Fartura
Videoperformance
Sou neta de merendeira escolar. Vó Léa alimentou muitas crianças com suas mãos, essas também sustentavam outros 7 em casa. Nascida numa família de matriarca comandada por vovó, a cozinha sempre foi um local de desmonte do poderio masculino, e de reunião das forças diárias que o cotidiano opressor de trabalho impôs às suas mãos e pernas. Minha vó matava. Matava a fome dos filhos, matava a fome dos filhos de outras filhos e com isso sustentou em pé uma vida de luta braba. Aqui ainda hoje, nestas terras, morre-se de roubo, não de fome.
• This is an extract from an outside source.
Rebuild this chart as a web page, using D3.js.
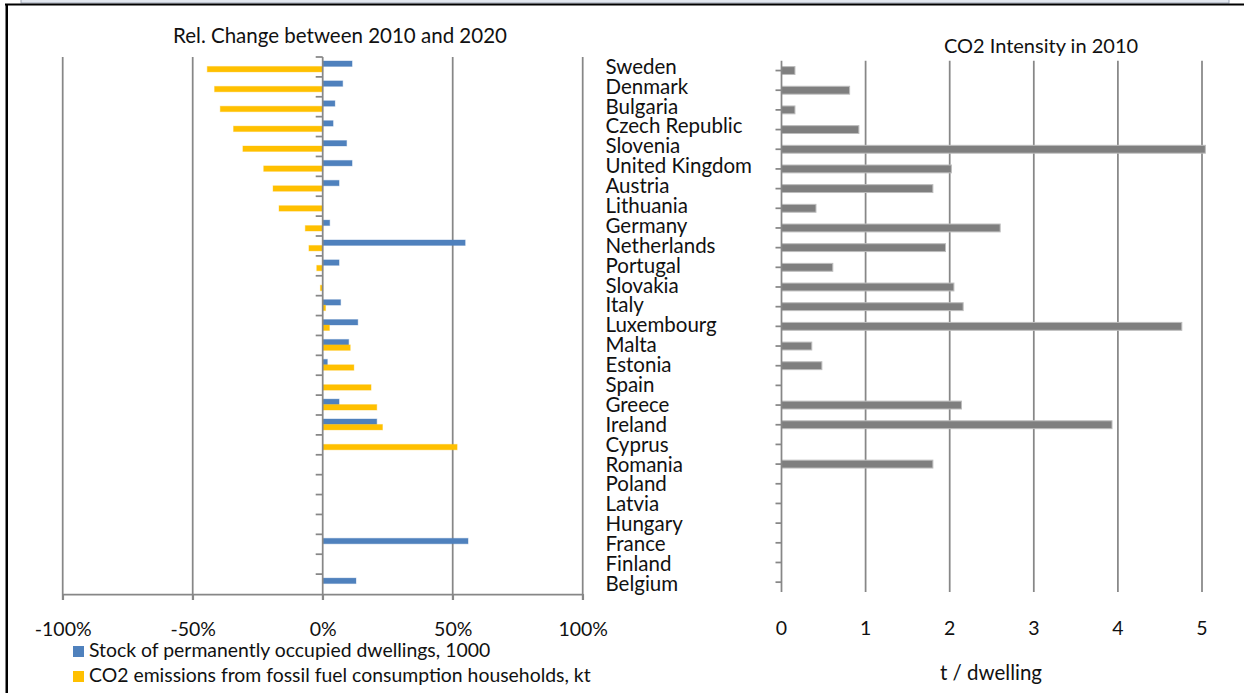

Por favor, não me entendam mal, aqui também a morte por fome e desnutrição é o mais infame dos crimes desumanitários que se perpetua. Morre-se de roubo porque até a comida é roubada. O direito à alimentação, e mais, o direito à alimentação saudável de quem ergue as bases desse Brasil é um assassinato estrutural que se perpetua.
Procuro ficcionalizar a imagem do vírus que domina nosso imaginário nos tempos atuais para redistribuir e conjurar, pelas mãos e pela boca, a morte dos que ainda não foram, seja por privilégio aliado à intolerância, por ocupação indevida e/ou por exercício vivo necropolítico da herança colonial. Trata-se de um ritual de evocação por ressonância algorítmica através da linguagem audiovisual para colidir com essas outras forças destrutivas, num embate vindo de nossas ancestres bruxas e deusas. A deusa da Fartura, transcriação da Afrodite, cujo amor, sexualidade e beleza comunicam sua força, é reavivada aqui através de uma deusa do corpo farto, esgotada até a ponta dos mamilos, de todos assassinatos que estamos sendo testemunhas desde o antro do Planalto Brasileiro. Estamos Fartes!